As if the key to economic growth was consumption. In reality it is of course investments, and in order to have a sustainable increase in investments higher savings is of course needed.
This anti-savings nonsense is however not really new to The Economist, who last year criticized China for not spending more tax payers money on health care something which allegedly held back growth as people saved more in order to have enough money to be able to buy health care when they need it. That China like had the highest growth rate in the world as a result of having the highest savings- and investment rate remained unnoticed.
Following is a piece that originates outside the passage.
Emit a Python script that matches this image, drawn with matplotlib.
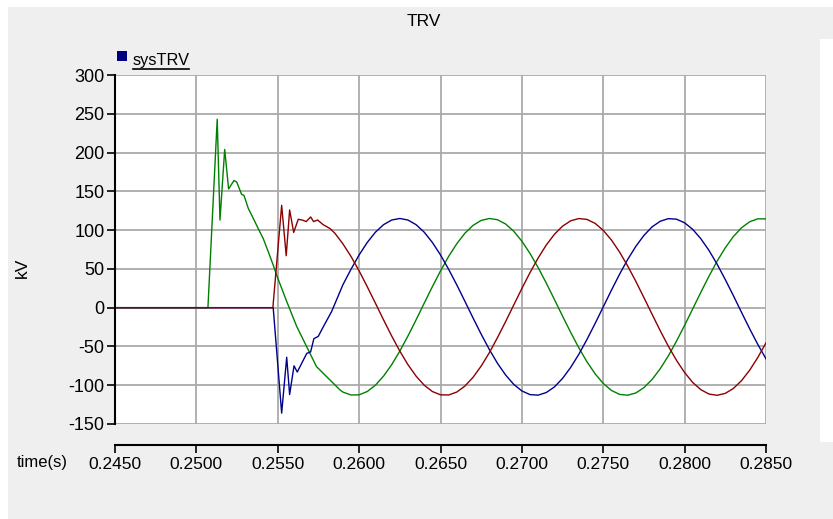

Similarly their main idea for "structural reform" is to increase the possibility of using homes as ATM-machines through "home equity loans" the way it is possible in America. Which is to say, even though they previously noted the high money supply and credit growth they do favor higher money supply growth only through increased home equity loans rather than formal base rate cuts. Contradicting themselves in a similar way in the end they blame the ECB for being partly to "blame" for the alleged excessive thrift of Europeans when the ECB point out that they already pursue a inflationary monetary policy so they can hardly do much more to boost growth. This they claim makes Europeans to pessimistic and hence too thrifty. But the whole point of the article was that the ECB was right when it cannot do much more to boost growth so are they supposed to lie and say they can?
And won't such a lie appear extremely puzzling to say the least if they don't follow up and do cut rates? Another contradiction appear when they after having spent the article pointing out that it would be unwise to cut interest rates given how money supply growth and consumer price inflation is well above what they should be, they suddenly say rates should be cut in order to "cushion economies when reforms [Reforms? What reforms?] are being carried out".
A turn justified by claiming that "core inflation" is low (forgetting how they previously in the article pointed out how the official measure underestimates inflation). As if all of this wasn't bad enough they also criticize European governments for not running large enough budget deficits. That several of them including the three biggest economies, Germany, France and Italy already run budget deficits even greater than in America relative to GDP seems irrelevant.